Some remains of the temple were discovered in 1710, and marble blocks from temple were taken and sculpted into altars and decorative elements for various houses and churches, including St. Paul's Cathedral in Mdina, St. Paul's Grotto in Rabat and the Franciscan Church of St Mary of Jesus and the Church of the Holy Souls in Valletta.

More ruins of the temple and the nearby theatre were discovered near St. Peter's Monastery in Mdina in 1747. These remains included marble pillars, capitals, cornices and blocks, as well as an inscription recording the temple's construction. Another inscription recording the construction of a temple was found near the same monastery in 1868, and although the name of the deity to whom this temple was dedicated to is lost, it is possible to have originated from the Temple of Apollo.

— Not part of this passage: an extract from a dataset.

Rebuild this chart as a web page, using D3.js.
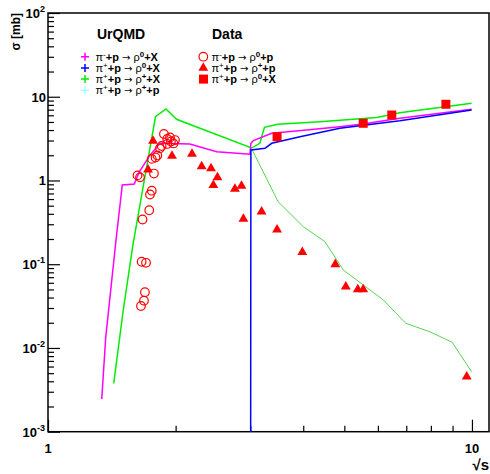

In A hand book, or guide, for strangers visiting Malta, written by Thomas MacGill in 1839, it is mentioned that "not a vestige of [the temple] is now visible". The archaeologist Antonio Annetto Caruana, writing in 1882, recorded that some of the remains discovered in 1710 and 1747 were in private collections, including that of Mr. Sant Fournier.

In March 2002, a wall forming part of the temple's crepidoma was discovered during a public works project in Villegaignon Street, and it was subsequently excavated by the Archaeology Services Cooperative.